Shine Technologies pivots to become an opt-in consumer service called Rainbow and launches first ad campaign
In what amounts to one of the more major pivots in the digital sector, Shine Technologies – a company entrenched in the ongoing adblocking debate – is to rebrand as Rainbow. It will cease its carte blanche adblocking services to mobile operators and begin generating revenue from the media industry, as it moves offer “a better ad experience for consumers”.
Billing itself “the guardian of the consumer experience”, Rainbow will offer those in the media business access to its “insights platform”, which they can then use to receive “creative verification” – a seal of approval that lets them bypass Rainbow’s filter system on cellular networks.
It’s a model the company has been working on with input from other players in the advertising industry including: the IAB’s UK arm; existing telco partner Three; the Mobile Marketing Association, as well as a number of media owners and network agencies.
This has been made possible by the company's latest round of funding ("several millions" from existing backers), and to announce this new consumer offering Rainbow will additionally embark upon a marketing campaign of its own.
Here, the narrative centers upon some of the more controversial elements of online behavioral ad targeting, with the brand preaching consumer control (see video at top of screen).
Consumers will be able to opt-in to the Rainbow offering by asking their mobile operator or ISP to turn it for them, which the Israel-based outfit claims will act as a “digital bill of rights” and provide them with “a better, cleaner, safer, more respectful ad experience.”

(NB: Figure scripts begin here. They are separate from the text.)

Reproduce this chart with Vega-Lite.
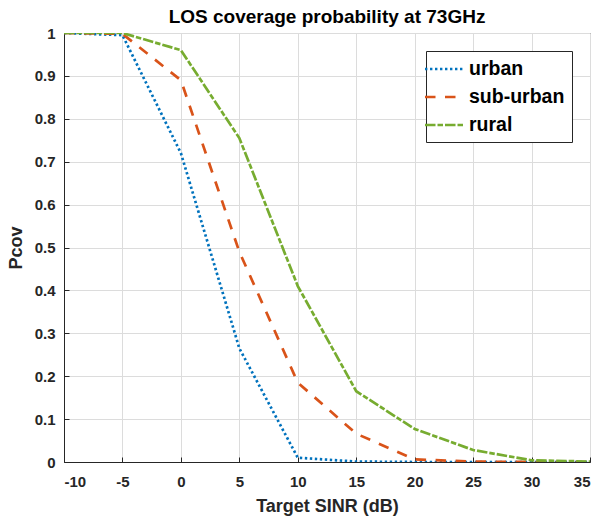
{
  "$schema": "https://vega.github.io/schema/vega-lite/v6.json",
  "width": 526,
  "height": 429,
  "autosize": {"type": "none"},
  "padding": {"left": 64, "top": 33, "right": 8, "bottom": 57},
  "background": "white",
  "title": {"text": "LOS coverage probability at 73GHz", "font": "Liberation Sans", "fontSize": 19, "fontWeight": "bold", "color": "#000000", "offset": -1, "anchor": "middle"},
  "config": {
    "view": {"stroke": "#262626", "strokeWidth": 1},
    "font": "Liberation Sans"
  },
  "data": {"values": [
    {"sinr": -10, "p": 1, "type": "urban"},
    {"sinr": -5, "p": 0.995, "type": "urban"},
    {"sinr": 0, "p": 0.72, "type": "urban"},
    {"sinr": 5, "p": 0.265, "type": "urban"},
    {"sinr": 10, "p": 0.01, "type": "urban"},
    {"sinr": 15, "p": 0.001, "type": "urban"},
    {"sinr": 20, "p": 0, "type": "urban"},
    {"sinr": 25, "p": 0, "type": "urban"},
    {"sinr": 30, "p": 0, "type": "urban"},
    {"sinr": 35, "p": 0, "type": "urban"},
    {"sinr": -10, "p": 1, "type": "sub-urban"},
    {"sinr": -5, "p": 0.998, "type": "sub-urban"},
    {"sinr": 0, "p": 0.89, "type": "sub-urban"},
    {"sinr": 5, "p": 0.49, "type": "sub-urban"},
    {"sinr": 10, "p": 0.185, "type": "sub-urban"},
    {"sinr": 15, "p": 0.066, "type": "sub-urban"},
    {"sinr": 20, "p": 0.006, "type": "sub-urban"},
    {"sinr": 25, "p": 0.001, "type": "sub-urban"},
    {"sinr": 30, "p": 0, "type": "sub-urban"},
    {"sinr": 35, "p": 0, "type": "sub-urban"},
    {"sinr": -10, "p": 1, "type": "rural"},
    {"sinr": -5, "p": 1, "type": "rural"},
    {"sinr": 0, "p": 0.96, "type": "rural"},
    {"sinr": 5, "p": 0.755, "type": "rural"},
    {"sinr": 10, "p": 0.41, "type": "rural"},
    {"sinr": 15, "p": 0.165, "type": "rural"},
    {"sinr": 20, "p": 0.077, "type": "rural"},
    {"sinr": 25, "p": 0.028, "type": "rural"},
    {"sinr": 30, "p": 0.004, "type": "rural"},
    {"sinr": 35, "p": 0.001, "type": "rural"}
  ]},
  "mark": {"type": "line", "strokeWidth": 2.7, "clip": true},
  "encoding": {
    "x": {"field": "sinr", "type": "quantitative",
      "scale": {"domain": [-10, 35], "nice": false},
      "axis": {"title": "Target SINR (dB)", "values": [-10,-5,0,5,10,15,20,25,30,35],
        "labelExpr": "toString(datum.value)",
        "titleFont": "Liberation Sans", "titleFontSize": 18, "titleFontWeight": "bold", "titleColor": "#262626", "titlePadding": 8,
        "labelFont": "Liberation Sans", "labelFontSize": 15, "labelFontWeight": "bold", "labelColor": "#262626", "labelPadding": 17,
        "tickSize": -5, "tickColor": "#262626", "domainColor": "#262626",
        "grid": true, "gridColor": "#dcdcdc", "gridWidth": 1}},
    "y": {"field": "p", "type": "quantitative",
      "scale": {"domain": [0, 1], "nice": false},
      "axis": {"title": "Pcov", "values": [0,0.1,0.2,0.3,0.4,0.5,0.6,0.7,0.8,0.9,1],
        "labelExpr": "toString(datum.value)",
        "titleFont": "Liberation Sans", "titleFontSize": 18, "titleFontWeight": "bold", "titleColor": "#262626", "titlePadding": 9,
        "labelFont": "Liberation Sans", "labelFontSize": 15, "labelFontWeight": "bold", "labelColor": "#262626", "labelPadding": 14,
        "tickSize": -5, "tickColor": "#262626", "domainColor": "#262626",
        "grid": true, "gridColor": "#dcdcdc", "gridWidth": 1}},
    "color": {"field": "type", "type": "nominal",
      "scale": {"domain": ["urban", "sub-urban", "rural"], "range": ["#0072BD", "#D95319", "#77AC30"]},
      "legend": {"title": null, "orient": "none", "legendX": 362, "legendY": 18,
        "symbolType": "M-2,0H2", "symbolSize": 361, "symbolStrokeWidth": 2.7,
        "labelFont": "Liberation Sans", "labelFontSize": 19.5, "labelFontWeight": "bold", "labelColor": "#000000",
        "rowPadding": 7, "labelOffset": 14,
        "padding": 7, "strokeColor": "#262626", "fillColor": "white"}},
    "strokeDash": {"field": "type", "type": "nominal",
      "scale": {"domain": ["urban", "sub-urban", "rural"], "range": [[2.4, 2.6], [10.5, 9.5], [10.5, 2, 5.5, 2]]},
      "legend": null},
    "order": {"field": "sinr", "type": "quantitative"}
  }
}
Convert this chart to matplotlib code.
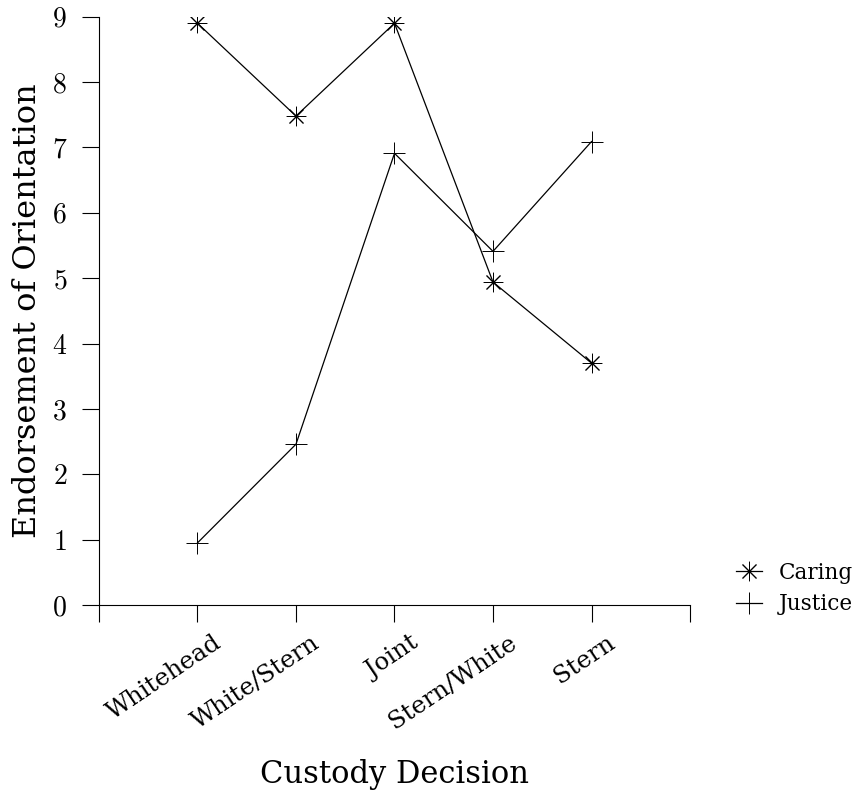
import matplotlib
matplotlib.use('Agg')
import matplotlib.pyplot as plt
import matplotlib.transforms as mtransforms

# custody decision categories and mean endorsement per orientation
decisions = ['Whitehead', 'White/Stern', 'Joint', 'Stern/White', 'Stern']
caring = [8.9, 7.48, 8.9, 4.94, 3.7]
justice = [0.95, 2.46, 6.91, 5.41, 7.09]

plt.rcParams['font.family'] = 'cmr10'
plt.rcParams['axes.formatter.use_mathtext'] = True

fig = plt.figure(figsize=(8.62, 7.95), dpi=100)
ax = fig.add_axes([0.1148, 0.239, 0.8005 - 0.1148, 0.979 - 0.239])

xs = list(range(1, len(decisions) + 1))
ax.plot(xs, caring, color='black', lw=0.9, marker=(8, 2, 0), ms=14, mew=0.7, label='Caring')
ax.plot(xs, justice, color='black', lw=0.9, marker='+', ms=16, mew=0.7, label='Justice')

ax.set_xlim(0, 6)
ax.set_ylim(0, 9)
ax.set_yticks(range(0, 10))
ax.set_xticks(range(0, 7))

for side in ['top', 'right']:
    ax.spines[side].set_visible(False)
for side in ['left', 'bottom']:
    ax.spines[side].set_linewidth(0.8)
ax.tick_params(direction='out', length=12, width=0.8, labelsize=20)
ax.tick_params(axis='x', pad=7)
ax.tick_params(axis='y', pad=11)

ax.set_xticklabels([''] + decisions + [''], rotation=34, ha='right', va='top',
                   rotation_mode='anchor', family='DejaVu Serif', fontsize=17.5)
# shift the slanted labels so they end just right of their ticks
offset = mtransforms.ScaledTranslation(11 / 72, 0, fig.dpi_scale_trans)
for lab in ax.get_xticklabels():
    lab.set_transform(lab.get_transform() + offset)

ax.set_ylabel('Endorsement of Orientation', fontsize=23, family='DejaVu Serif')
ax.yaxis.set_label_coords(-0.094, 0.5)
ax.set_xlabel('Custody Decision', fontsize=22, family='DejaVu Serif')
ax.xaxis.set_label_coords(0.5, -0.262)

fig.legend(loc='upper left', bbox_to_anchor=(0.831, 0.318), frameon=False,
           prop={'family': 'DejaVu Serif', 'size': 15.5}, handlelength=1.2,
           handletextpad=0.8, labelspacing=0.45)

fig.savefig('out.png', dpi=100, facecolor='white')
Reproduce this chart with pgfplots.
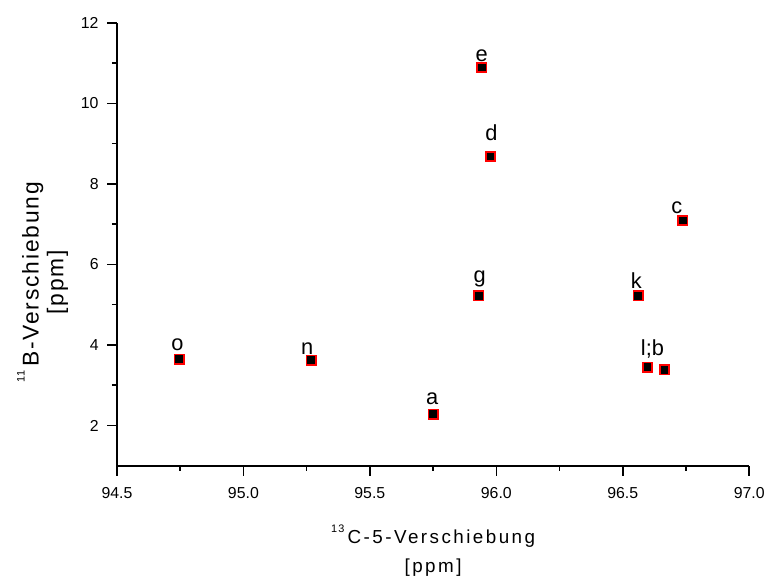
\documentclass[border=0pt]{standalone}
\usepackage{fontspec}
\setmainfont{Liberation Sans}
\usepackage{pgfplots}
\pgfplotsset{compat=1.18}
\usepackage{pgfplotstable}
\usetikzlibrary{calc}

% dx, dy: label offset from the point, in pt
\pgfplotstableread{
x       y      label  dx  dy
95.942  10.89  e      0   5
95.977  8.68   d      1   15
96.737  7.09   c      -6  6
95.930  5.22   g      1   8
96.561  5.22   k      -2  7
94.747  3.65   o      -2  8
95.268  3.62   n      -4  5
95.750  2.28   a      -1  9
}\labelled

% l and b share one label (a semicolon breaks point meta, so it is set as a node)
\pgfplotstableread{
x       y
96.598  3.45
96.665  3.38
}\lb

\newcommand{\isotope}[1]{\raisebox{1.15ex}{\fontsize{11}{11}\selectfont #1}\,}

\begin{document}
\begin{tikzpicture}
\begin{axis}[
    scale only axis,
    width=638pt,
    height=447pt,
    xmin=94.5, xmax=97.0,
    ymin=1, ymax=12,
    axis x line*=bottom,
    axis y line*=left,
    axis line style={line width=1.5pt},
    xtick={94.5,95.0,...,97.0},
    ytick={2,4,...,12},
    minor x tick num=1,
    minor y tick num=1,
    tick align=outside,
    major tick length=10pt,
    minor tick length=5pt,
    every tick/.style={black, line width=1.5pt},
    tick label style={font=\fontsize{16}{18}\selectfont},
    /pgf/number format/assume math mode=true,
    xticklabel style={yshift=-8pt, /pgf/number format/.cd, fixed, fixed zerofill, precision=1},
    yticklabel style={xshift=-5pt, /pgf/number format/.cd, fixed, precision=0},
    xlabel={\isotope{13}C-5-Verschiebung\\{}[ppm]},
    xlabel style={at={(axis description cs:0.5,-0.132)}, anchor=north,
        align=center, inner sep=0pt,
        font=\fontsize{19}{29}\selectfont\addfontfeature{LetterSpace=13}},
    ylabel={\isotope{11}B-Verschiebung\\{}[ppm]},
    ylabel style={at={(axis description cs:-0.077,0.414)}, anchor=south,
        align=center, inner sep=0pt,
        font=\fontsize{23}{25}\selectfont\addfontfeature{LetterSpace=8}},
    clip=false,
]
\coordinate (ll) at (rel axis cs:0,0);
\addplot[only marks, mark=square*, mark size=4.75pt,
    mark options={draw=red, fill=black, line width=1.6pt},
    visualization depends on={\thisrow{dx}\as\labdx},
    visualization depends on={\thisrow{dy}\as\labdy},
    nodes near coords, point meta=explicit symbolic,
    every node near coord/.style={anchor=south, inner sep=0pt,
        xshift=\labdx pt, yshift=\labdy pt,
        font=\fontsize{22}{24}\selectfont, text=black}]
    table[meta=label] {\labelled};
\addplot[only marks, mark=square*, mark size=4.75pt,
    mark options={draw=red, fill=black, line width=1.6pt}]
    table {\lb};
\node[anchor=south, inner sep=0pt, xshift=5pt, yshift=9pt,
    font=\fontsize{22}{24}\selectfont]
    at (axis cs:96.598,3.45) {l;b};
\end{axis}
\pgfresetboundingbox
\useasboundingbox ($(ll)+(-118pt,-116pt)$) rectangle ($(ll)+(662pt,470pt)$);
\end{tikzpicture}
\end{document}
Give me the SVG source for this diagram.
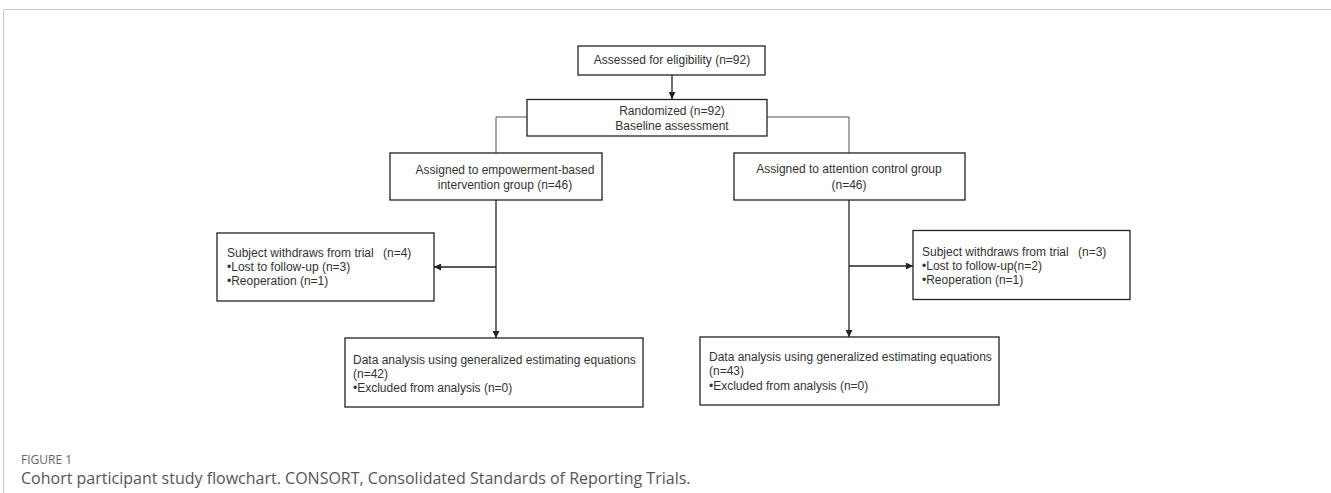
<svg xmlns="http://www.w3.org/2000/svg" width="1331" height="493" viewBox="0 0 1331 493">
<defs>
<style>
.box{fill:#fff;stroke:#222;stroke-width:1.3}
.t{font-family:"Liberation Sans",Arial,sans-serif;font-size:12px;fill:#333}
.c{text-anchor:middle}
.ln{fill:none;stroke:#222;stroke-width:1.3}
.thin{fill:none;stroke:#555;stroke-width:1}
.cap1{font-family:"Open Sans","Liberation Sans",sans-serif;font-size:12px;fill:#666}
.cap2{font-family:"Open Sans","Liberation Sans",sans-serif;font-size:16px;fill:#555}
</style>
<marker id="ah" viewBox="0 0 10 10" refX="10" refY="5" markerWidth="7" markerHeight="7" orient="auto" markerUnits="userSpaceOnUse">
<path d="M0,0 L10,5 L0,10 z" fill="#222"/>
</marker>
</defs>
<rect width="1331" height="493" fill="#fff"/>
<path d="M3.5,493 V9.5 H1331" fill="none" stroke="#c8c8c8" stroke-width="1"/>

<g id="connectors">
<line class="ln" x1="672" y1="75" x2="672" y2="99" marker-end="url(#ah)"/>
<polyline class="thin" points="527,117 496,117 496,153"/>
<polyline class="thin" points="767,117 849,117 849,153"/>
<line class="ln" x1="496" y1="200" x2="496" y2="338" marker-end="url(#ah)"/>
<line class="ln" x1="496" y1="267" x2="434" y2="267" marker-end="url(#ah)"/>
<line class="ln" x1="849" y1="200" x2="849" y2="337" marker-end="url(#ah)"/>
<line class="ln" x1="849" y1="266" x2="913" y2="266" marker-end="url(#ah)"/>
</g>

<g id="assessed">
<rect class="box" x="578" y="46" width="187" height="29"/>
<text class="t c" x="672" y="64">Assessed for eligibility (n=92)</text>
</g>

<g id="randomized">
<rect class="box" x="527" y="99.5" width="240" height="36.5"/>
<text class="t c" x="672" y="115">Randomized (n=92)</text>
<text class="t c" x="672" y="130">Baseline assessment</text>
</g>

<g id="intervention">
<rect class="box" x="390" y="153" width="212" height="47"/>
<text class="t c" x="505" y="174">Assigned to empowerment-based</text>
<text class="t c" x="505" y="189">intervention group (n=46)</text>
</g>

<g id="control">
<rect class="box" x="734" y="153" width="231" height="47"/>
<text class="t c" x="849" y="173">Assigned to attention control group</text>
<text class="t c" x="849" y="189">(n=46)</text>
</g>

<g id="withdraw-left">
<rect class="box" x="217" y="233" width="217" height="68"/>
<text class="t" x="227" y="257">Subject withdraws from trial <tspan x="383">(n=4)</tspan></text>
<text class="t" x="227" y="271">•Lost to follow-up (n=3)</text>
<text class="t" x="227" y="285">•Reoperation (n=1)</text>
</g>

<g id="withdraw-right">
<rect class="box" x="913" y="230.5" width="217" height="69"/>
<text class="t" x="922" y="256">Subject withdraws from trial <tspan x="1078">(n=3)</tspan></text>
<text class="t" x="922" y="270">•Lost to follow-up(n=2)</text>
<text class="t" x="922" y="284">•Reoperation (n=1)</text>
</g>

<g id="analysis-left">
<rect class="box" x="345" y="338" width="298" height="69"/>
<text class="t" x="353" y="364">Data analysis using generalized estimating equations</text>
<text class="t" x="353" y="378">(n=42)</text>
<text class="t" x="353" y="392">•Excluded from analysis (n=0)</text>
</g>

<g id="analysis-right">
<rect class="box" x="700" y="337" width="299" height="68"/>
<text class="t" x="709" y="361">Data analysis using generalized estimating equations</text>
<text class="t" x="709" y="375">(n=43)</text>
<text class="t" x="709" y="390">•Excluded from analysis (n=0)</text>
</g>

<g id="caption">
<text class="cap1" x="21" y="464">FIGURE 1</text>
<text class="cap2" x="21" y="484">Cohort participant study flowchart. CONSORT, Consolidated Standards of Reporting Trials.</text>
</g>
</svg>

Ads submitted for the Rainbow experience will have to adhere already-established industry standards – such as the IAB’s LEAN principles, as well as those enshrined in the Coalition for Better Ads – with Shine’s network level technology used to vet said creative. Rainbow is adamant that it is not now an ad network, or adtech outfit, rather it is positioning itself as “a consumer experience company” (see below for the Rainbow business model).
Rainbow's staff told The Drum there will be two business models available to perspective customers with the outfit effectively launching an enterprise data licensing model available to advertisers, plus an additional one that will provide attributes to publishers.
Additionally, the service is aimed at helping telcos generate revenues from mobile advertising, but they stopped short of saying it would lead to the return of telco-owned ad networks.
Rainbow's existing telco partner Three will be involved at the launch of the service – the two outfits had conducted a day-long experiment to block all ads on its network midway through last year – with the Hutchison Whompoa-owned outfit poised to co-market the service among its customer base.
Rainbow's staff claim the service will limit the amount of tracking pixels firing on their devices and the ad campaigns are clearly geared towards articulating this to consumers, but the sell will likely be a difficult one to advertisers.
Late last year desktop-based AdBlock Plus attempted to launch a similar monetization service, with its advertising offering initially using AppNexus and Google DoubleClick technology, oversights that both of the adtech giants move swiftly to close down.
Such services have also had vocal critics within the industry, with IAB chief executive officer Randall Rothenberg labeling them "terrorists", while others have cast doubt on the philanthropic claims of those espousing it.
Although a recent survey of members of the Chartered Institute of Marketers found that most of those polled believed that the increase in adblocking usage would lead to an overall improvement in the advertising industry.
Speaking with The Drum at last year's MWC, Roi Carthy, CMO of Rainbow, said: “There is a lot of abusive tech out there, and absolutely no regulatory measures for the control of it."
He argued that mobile operators are some of the best positioned players to help establish such a consensus, and downgrade some of the abusive acts of adtech. But it is also worth remembering that it also positions them to potentially generate new revenue streams from ads served across their networks.
“We realize that if we get enough people to opt in, then we can get closer to that law and order,” added Carthy.